When I woke up this morning, I couldn’t feel my hands. They were numb and stiff -- the way your foot feels when it’s gone to sleep after you’ve sat on it for a long time. Except I’d slept flat on my back and not on my hands. I tried to wiggle them and after a few seconds, I was able to get a tingly sensation in the fingers, then the rest of the hands and finally, the tingling and numbness went away and my hands felt normal again. Maybe this is the neuropathy that chemo sometimes causes. But why’s it happening now, months after the chemo stopped?
Later on in the day, I began to feel sharp pains on the right side of my chest, deep inside, toward the back. I’m guessing it has to do with the radiation I got on that side. I wonder how long these side-effects last.

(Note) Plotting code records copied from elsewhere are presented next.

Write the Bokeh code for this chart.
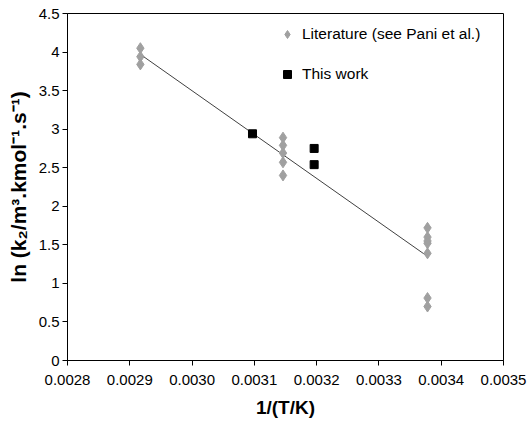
from bokeh.plotting import figure
from bokeh.models import Range1d, FixedTicker, PrintfTickFormatter, Legend, LegendItem
from bokeh.embed import file_html
from bokeh.resources import INLINE

# Literature data (see Pani et al.)
lit_x = [0.002917, 0.002917, 0.002917,
         0.003146, 0.003146, 0.003146, 0.003146, 0.003146,
         0.003378, 0.003378, 0.003378, 0.003378, 0.003378, 0.003378, 0.003378]
lit_y = [4.05, 3.94, 3.84,
         2.89, 2.79, 2.69, 2.57, 2.40,
         1.72, 1.60, 1.55, 1.52, 1.39, 0.81, 0.70]

# This work
work_x = [0.003097, 0.003196, 0.003196]
work_y = [2.94, 2.75, 2.54]

# Trend line end points
fit_x = [0.002917, 0.003378]
fit_y = [3.97, 1.35]

x_ticks = [0.0028, 0.0029, 0.0030, 0.0031, 0.0032, 0.0033, 0.0034, 0.0035]
y_ticks = [0, 0.5, 1, 1.5, 2, 2.5, 3, 3.5, 4, 4.5]
y_tick_labels = ["0", "0.5", "1", "1.5", "2", "2.5", "3", "3.5", "4", "4.5"]

x_title = "1/(T/K)"
y_title = "ln (k₂/m³.kmol⁻¹.s⁻¹)"

FONT = "Liberation Sans"

p = figure(width=528, height=424, output_backend="svg", toolbar_location=None,
           x_range=Range1d(0.0028, 0.0035), y_range=Range1d(0, 4.5),
           min_border_left=67, min_border_right=25, min_border_top=13, min_border_bottom=64)
p.xgrid.visible = False
p.ygrid.visible = False
p.outline_line_color = "black"
p.outline_line_width = 1
p.background_fill_color = "white"
p.border_fill_color = "white"

fit = p.line(fit_x, fit_y, line_color="#404040", line_width=1)
lit = p.scatter(lit_x, lit_y, marker="diamond", size=11, fill_color="#A0A0A0",
                line_color="#A0A0A0")
work = p.scatter(work_x, work_y, marker="square", size=8, fill_color="black",
                 line_color="black")

for ax in (p.xaxis[0], p.yaxis[0]):
    ax.axis_line_color = "black"
    ax.major_tick_line_color = "black"
    ax.major_tick_out = 5
    ax.major_tick_in = 0
    ax.minor_tick_line_color = None
    ax.major_label_text_font = FONT
    ax.major_label_text_font_size = "15px"
    ax.major_label_text_color = "black"
    ax.axis_label_text_font = FONT
    ax.axis_label_text_font_style = "bold"
    ax.axis_label_text_font_size = "19px"
    ax.axis_label_text_color = "black"

p.xaxis.ticker = FixedTicker(ticks=x_ticks)
p.xaxis.formatter = PrintfTickFormatter(format="%.4f")
p.xaxis.axis_label = x_title
p.xaxis.major_label_standoff = 9
p.xaxis.axis_label_standoff = 9

p.yaxis.ticker = FixedTicker(ticks=y_ticks)
p.yaxis.major_label_overrides = {t: l for t, l in zip(y_ticks, y_tick_labels)}
p.yaxis.major_label_standoff = 3
p.yaxis.axis_label = y_title
p.yaxis.axis_label_text_font_size = "21px"
p.yaxis.axis_label_standoff = 6

legend = Legend(items=[LegendItem(label="Literature (see Pani et al.)", renderers=[lit]),
                       LegendItem(label="This work", renderers=[work])],
                location=(200, 266), margin=0, padding=10,
                border_line_alpha=0, background_fill_alpha=0,
                label_text_font=FONT, label_text_font_size="15.5px",
                label_text_color="black",
                glyph_height=20, glyph_width=20, label_height=20,
                spacing=20, label_standoff=5)
p.add_layout(legend)

open("out.html", "w").write(file_html(p, INLINE))
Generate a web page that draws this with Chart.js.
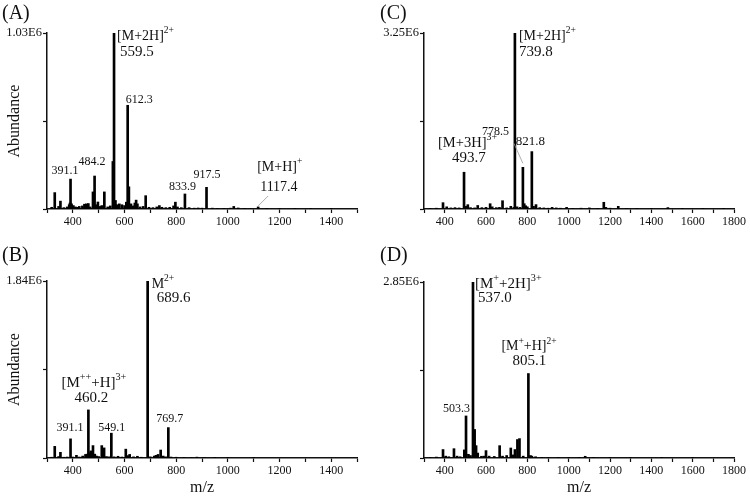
<!DOCTYPE html>
<html>
<head>
<meta charset="utf-8">
<script src="https://cdn.jsdelivr.net/npm/chart.js@4/dist/chart.umd.min.js"></script>
<style>
  body { margin: 0; background: #fff; }
  #wrap { position: relative; width: 750px; height: 500px; }
  .panel { position: absolute; width: 375px; height: 250px; }
  .tag { position: absolute; font: 20px "Liberation Serif", serif; color: #111; line-height: 20px; }
</style>
</head>
<body>
<div id="wrap">
  <div class="panel" style="left:0;top:0"><canvas id="chartA" width="375" height="250"></canvas></div>
  <div class="panel" style="left:375px;top:0"><canvas id="chartC" width="375" height="250"></canvas></div>
  <div class="panel" style="left:0;top:250px"><canvas id="chartB" width="375" height="250"></canvas></div>
  <div class="panel" style="left:375px;top:250px"><canvas id="chartD" width="375" height="250"></canvas></div>
  <div class="tag" style="left:2px;top:2px">(A)</div>
  <div class="tag" style="left:380px;top:2px">(C)</div>
  <div class="tag" style="left:2px;top:244px">(B)</div>
  <div class="tag" style="left:380px;top:244px">(D)</div>
</div>
<script>
// ---- data (m/z, abundance) ----
const aMz = [318, 330, 345, 352, 365, 378, 386, 389, 391.1, 395, 402, 410, 418, 425, 437, 445, 452, 460, 467, 478, 484.2, 490, 497, 505, 512, 522, 535, 545, 555, 559.5, 565, 572, 580, 590, 600, 607, 612.3, 617, 625, 633, 640, 645, 650, 660, 672, 682, 695, 710, 725, 735, 745, 760, 775, 790, 797, 805, 820, 833.9, 850, 870, 885, 900, 917.5, 940, 960, 985, 1010, 1023, 1040, 1065, 1090, 1117.4, 1150, 1200, 1260, 1320, 1400];
const aAbund = [10e3, 96e3, 15e3, 46e3, 8e3, 12e3, 25e3, 35e3, 175e3, 30e3, 20e3, 12e3, 10e3, 15e3, 18e3, 28e3, 30e3, 32e3, 12e3, 100e3, 193e3, 25e3, 41e3, 15e3, 20e3, 100e3, 12e3, 18e3, 278e3, 1030e3, 50e3, 25e3, 30e3, 25e3, 20e3, 40e3, 607e3, 130e3, 30e3, 18e3, 35e3, 52e3, 30e3, 12e3, 15e3, 78e3, 10e3, 8e3, 12e3, 20e3, 10e3, 8e3, 10e3, 18e3, 40e3, 12e3, 8e3, 88e3, 8e3, 5e3, 6e3, 5e3, 127e3, 5e3, 4e3, 4e3, 5e3, 15e3, 6e3, 4e3, 3e3, 12e3, 3e3, 3e3, 2e3, 2e3, 2e3];
const aTop = 1.03e6, aTopLabel = '1.03E6';

const bMz = [318, 330, 345, 352, 365, 378, 391.1, 400, 414, 425, 438, 449, 455, 460.2, 465, 470, 478, 485, 492, 500, 512, 521, 530, 540, 549.1, 560, 575, 590, 605, 612, 620, 635, 650, 665, 689.6, 700, 715, 722, 730, 740, 750, 760, 769.7, 780, 800, 830, 860, 880, 910, 950, 1000, 1100];
const bAbund = [8e3, 121e3, 15e3, 59e3, 8e3, 10e3, 199e3, 10e3, 28e3, 10e3, 20e3, 37e3, 40e3, 500e3, 55e3, 74e3, 129e3, 40e3, 20e3, 15e3, 129e3, 105e3, 15e3, 12e3, 258e3, 12e3, 18e3, 10e3, 92e3, 25e3, 37e3, 12e3, 18e3, 8e3, 1840e3, 12e3, 20e3, 28e3, 37e3, 83e3, 20e3, 12e3, 316e3, 10e3, 8e3, 6e3, 5e3, 9e3, 4e3, 3e3, 3e3, 2e3];
const bTop = 1.84e6, bTopLabel = '1.84E6';

const cMz = [330, 360, 392, 410, 430, 450, 470, 493.7, 505, 512, 525, 545, 560, 580, 600, 620, 630, 650, 665, 680, 700, 720, 735, 739.8, 750, 765, 778.5, 785, 792, 800, 821.8, 830, 842, 860, 880, 900, 920, 940, 960, 990, 1020, 1060, 1100, 1140, 1170, 1180, 1200, 1240, 1280, 1330, 1400, 1480, 1550, 1650, 1750];
const cAbund = [10e3, 15e3, 117e3, 40e3, 20e3, 25e3, 20e3, 679e3, 50e3, 80e3, 25e3, 20e3, 65e3, 25e3, 30e3, 98e3, 40e3, 25e3, 30e3, 153e3, 20e3, 49e3, 30e3, 3250e3, 40e3, 30e3, 770e3, 98e3, 60e3, 40e3, 1060e3, 50e3, 81e3, 25e3, 20e3, 15e3, 30e3, 20e3, 15e3, 30e3, 10e3, 15e3, 20e3, 10e3, 124e3, 30e3, 15e3, 49e3, 10e3, 8e3, 6e3, 26e3, 5e3, 4e3, 3e3];
const cTop = 3.25e6, cTopLabel = '3.25E6';

const dMz = [330, 360, 392, 405, 420, 445, 460, 475, 495, 503.3, 515, 525, 537.0, 545, 552, 560, 578, 590, 600, 615, 640, 666, 680, 700, 720, 730, 740, 752, 762, 780, 805.1, 815, 822, 840, 870, 900, 950, 1000, 1050, 1080, 1120, 1200, 1300, 1450, 1600];
const dAbund = [10e3, 15e3, 137e3, 30e3, 20e3, 151e3, 30e3, 20e3, 131e3, 681e3, 60e3, 40e3, 2850e3, 462e3, 200e3, 80e3, 28e3, 30e3, 120e3, 30e3, 25e3, 200e3, 30e3, 40e3, 162e3, 50e3, 137e3, 299e3, 314e3, 30e3, 1368e3, 40e3, 30e3, 20e3, 10e3, 8e3, 6e3, 5e3, 6e3, 28e3, 5e3, 4e3, 3e3, 3e3, 2e3];
const dTop = 2.85e6, dTopLabel = '2.85E6';

// peak notes: [peak m/z, text, superscript, text, superscript ...]
const aNotes = [[559.5, '[M+2H]', '2+'], [559.5, '559.5'], [612.3, '612.3'], [391.1, '391.1'], [484.2, '484.2'], [833.9, '833.9'], [917.5, '917.5'], [1117.4, '[M+H]', '+'], [1117.4, '1117.4']];
const bNotes = [[689.6, 'M', '2+'], [689.6, '689.6'], [460.2, '[M', '++', '+H]', '3+'], [460.2, '460.2'], [391.1, '391.1'], [549.1, '549.1'], [769.7, '769.7']];
const cNotes = [[739.8, '[M+2H]', '2+'], [739.8, '739.8'], [493.7, '[M+3H]', '3+'], [493.7, '493.7'], [778.5, '778.5'], [821.8, '821.8']];
const dNotes = [[537.0, '[M', '+', '+2H]', '3+'], [537.0, '537.0'], [805.1, '[M', '+', '+H]', '2+'], [805.1, '805.1'], [503.3, '503.3']];

// ---- layout of the notes: offset from peak top [dx, dy, font size] ----
const aNotePos = [[3, 3, 14], [6, 19, 15], [-2, -5, 12], [-19, -8, 12], [-16, -14, 12], [-16, -7, 12], [-13, -12, 12], [-1, -40, 14], [2, -20, 14]];
const bNotePos = [[4, 3, 14], [9, 17, 15], [-27, -27, 15], [-14, -12, 15], [-14, -11, 12], [-13, -5, 12], [-12, -9, 12]];
const cNotePos = [[4, 3, 14], [4, 19, 15], [-26, -29, 14.5], [-12, -14, 15], [-41, -35, 12], [-16, -10, 13]];
const dNotePos = [[2, 2, 15], [5, 16, 15], [-27, -27, 14], [-16, -12, 15], [-23, -7, 12]];
// leader lines [peak m/z, x1, y1, x2, y2] relative to peak top
const aLeaders = [[1117.4, 0, -1, 10, -11]];
const cLeaders = [[778.5, -9, -24, 0, -4]];

const FONT = '"Liberation Serif", "Times New Roman", serif';
const INK = '#111';

function peakTop(chart, mz) {
    const data = chart.data.datasets[0].data;
    const p = data.reduce((a, b) => Math.abs(b.x - mz) < Math.abs(a.x - mz) ? b : a);
    return [chart.scales.x.getPixelForValue(p.x), chart.scales.y.getPixelForValue(p.y)];
}

const peakNotes = {
    id: 'peakNotes',
    afterDatasetsDraw(chart, args, opts) {
        const ctx = chart.ctx;
        ctx.save();
        ctx.fillStyle = INK;
        ctx.textBaseline = 'middle';
        ctx.textAlign = 'left';
        opts.notes.forEach((note, i) => {
            const [mz, ...parts] = note;
            const [dx, dy, size] = opts.pos[i];
            let [px, py] = peakTop(chart, mz);
            px += dx; py += dy;
            parts.forEach((t, k) => {
                const sup = k % 2 == 1;
                ctx.font = (sup ? size * 0.68 : size) + 'px ' + FONT;
                ctx.fillText(t, px, sup ? py - size * 0.38 : py);
                px += ctx.measureText(t).width;
            });
        });
        ctx.strokeStyle = '#999';
        ctx.lineWidth = 0.8;
        (opts.leaders || []).forEach(([mz, x1, y1, x2, y2]) => {
            const [px, py] = peakTop(chart, mz);
            ctx.beginPath();
            ctx.moveTo(px + x1, py + y1);
            ctx.lineTo(px + x2, py + y2);
            ctx.stroke();
        });
        ctx.restore();
    }
};

function makeChart(p) {
    return new Chart(document.getElementById(p.id), {
        type: 'bar',
        data: {
            datasets: [{
                data: p.mz.map((m, i) => ({ x: m, y: p.abund[i] })),
                backgroundColor: '#000',
                barThickness: 2
            }]
        },
        options: {
            responsive: false,
            animation: false,
            layout: { padding: p.pad },
            plugins: {
                legend: { display: false },
                tooltip: { enabled: false },
                peakNotes: { notes: p.notes, pos: p.pos, leaders: p.leaders }
            },
            scales: {
                x: {
                    type: 'linear', min: 300, max: p.xMax, offset: false,
                    grid: { drawOnChartArea: false, offset: false, tickLength: 4, color: INK, tickWidth: 1.2 },
                    border: { color: INK, width: 1.5 },
                    ticks: {
                        stepSize: 100, autoSkip: false, maxRotation: 0, padding: 2, color: INK,
                        font: { family: FONT, size: 12 },
                        callback: v => v % 200 === 0 ? v : ''
                    },
                    title: { display: !!p.xTitle, text: 'm/z', color: INK, font: { family: FONT, size: 16 }, padding: { top: 0, bottom: 3 } },
                    afterFit: s => { s.height = p.xHeight; }
                },
                y: {
                    min: 0, max: p.top,
                    afterBuildTicks: s => { s.ticks = [{ value: 0 }, { value: p.top / 2 }, { value: p.top }]; },
                    grid: { drawOnChartArea: false, tickLength: 4, color: INK, tickWidth: 1.2 },
                    border: { color: INK, width: 1.5 },
                    ticks: {
                        padding: 1, color: INK, font: { family: FONT, size: 12.5 },
                        callback: v => v === p.top ? p.topLabel : ''
                    },
                    title: { display: !!p.yTitle, text: 'Abundance', color: INK, font: { family: FONT, size: 16 }, padding: { top: 5 } },
                    afterFit: s => { s.width = p.yWidth; }
                }
            }
        },
        plugins: [peakNotes]
    });
}

makeChart({ id: 'chartA', mz: aMz, abund: aAbund, top: aTop, topLabel: aTopLabel, xMax: 1500,
    pad: { top: 33, right: 18, left: 0, bottom: 0 }, yWidth: 47, xHeight: 41,
    notes: aNotes, pos: aNotePos, leaders: aLeaders, yTitle: true });
makeChart({ id: 'chartC', mz: cMz, abund: cAbund, top: cTop, topLabel: cTopLabel, xMax: 1800,
    pad: { top: 33, right: 16, left: 0, bottom: 0 }, yWidth: 49, xHeight: 41,
    notes: cNotes, pos: cNotePos, leaders: cLeaders });
makeChart({ id: 'chartB', mz: bMz, abund: bAbund, top: bTop, topLabel: bTopLabel, xMax: 1500,
    pad: { top: 31, right: 18, left: 0, bottom: 0 }, yWidth: 47, xHeight: 42,
    notes: bNotes, pos: bNotePos, yTitle: true, xTitle: true });
makeChart({ id: 'chartD', mz: dMz, abund: dAbund, top: dTop, topLabel: dTopLabel, xMax: 1800,
    pad: { top: 32, right: 16, left: 0, bottom: 0 }, yWidth: 49, xHeight: 42,
    notes: dNotes, pos: dNotePos, xTitle: true });
</script>
</body>
</html>
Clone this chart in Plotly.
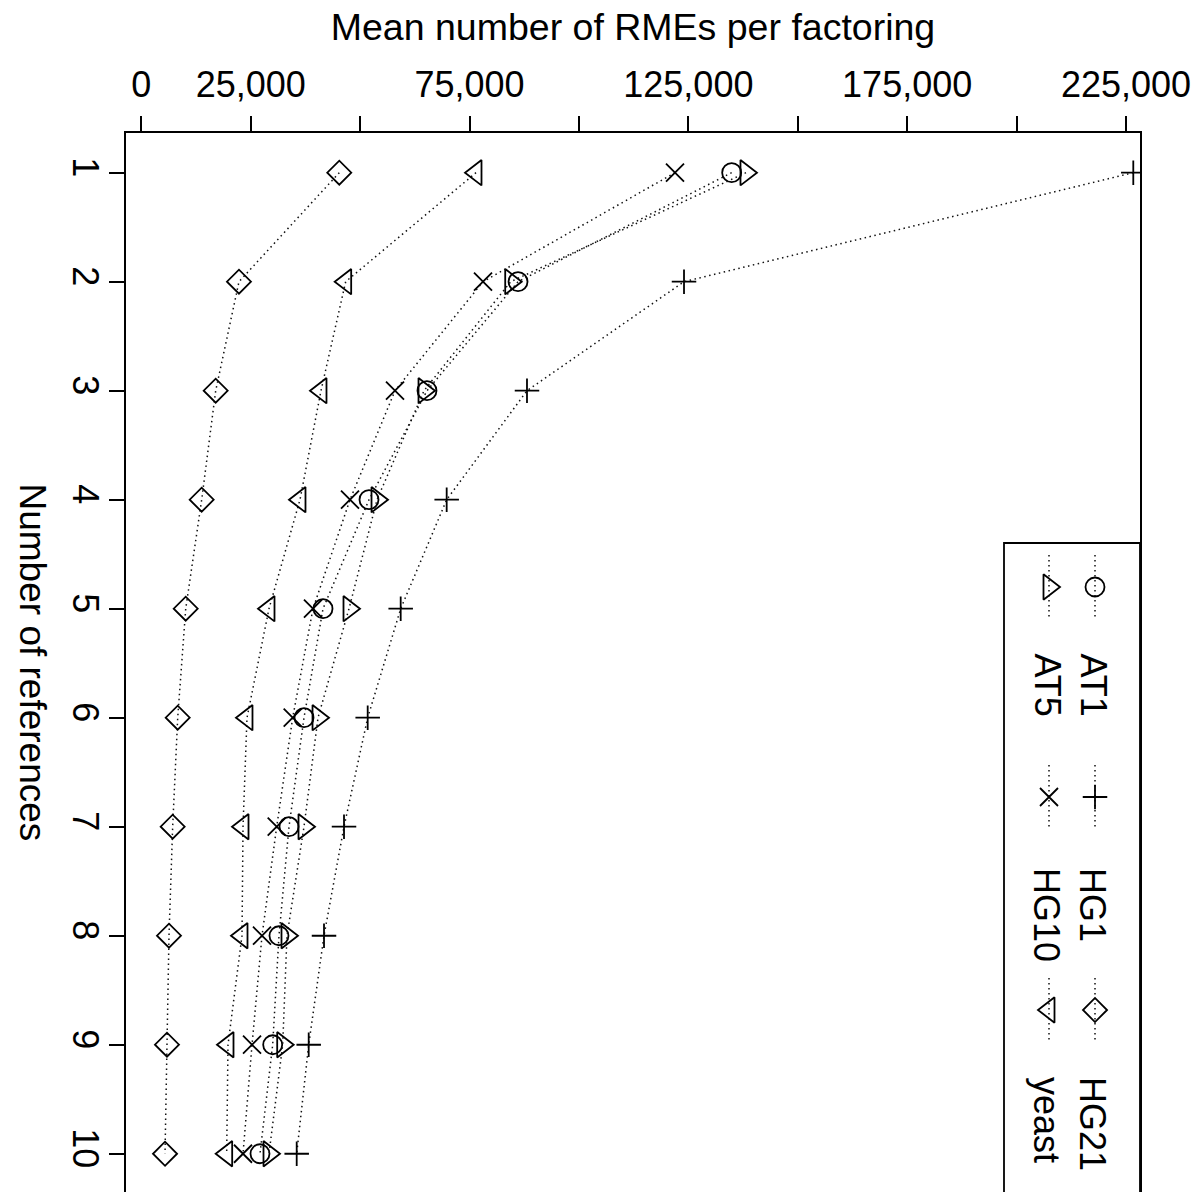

I suppose I should call my oncologist and tell her about these symptoms, but I keep getting these little quirky things from time to time and I can’t get into a panic each time it happens. But what if the cancer has spread to the lungs? I’m trying to remember whether I’ve had a chest X-ray recently to check the lungs and my chemo brain can’t even remember that.
It’s funny how I go from being super careful about every little thing that might be wrong in my body to just waving it away as another false alarm. I guess this is what living with cancer is about -- some days you have cancer and really feel it in your life, and other days, you just can’t be bothered even thinking about it.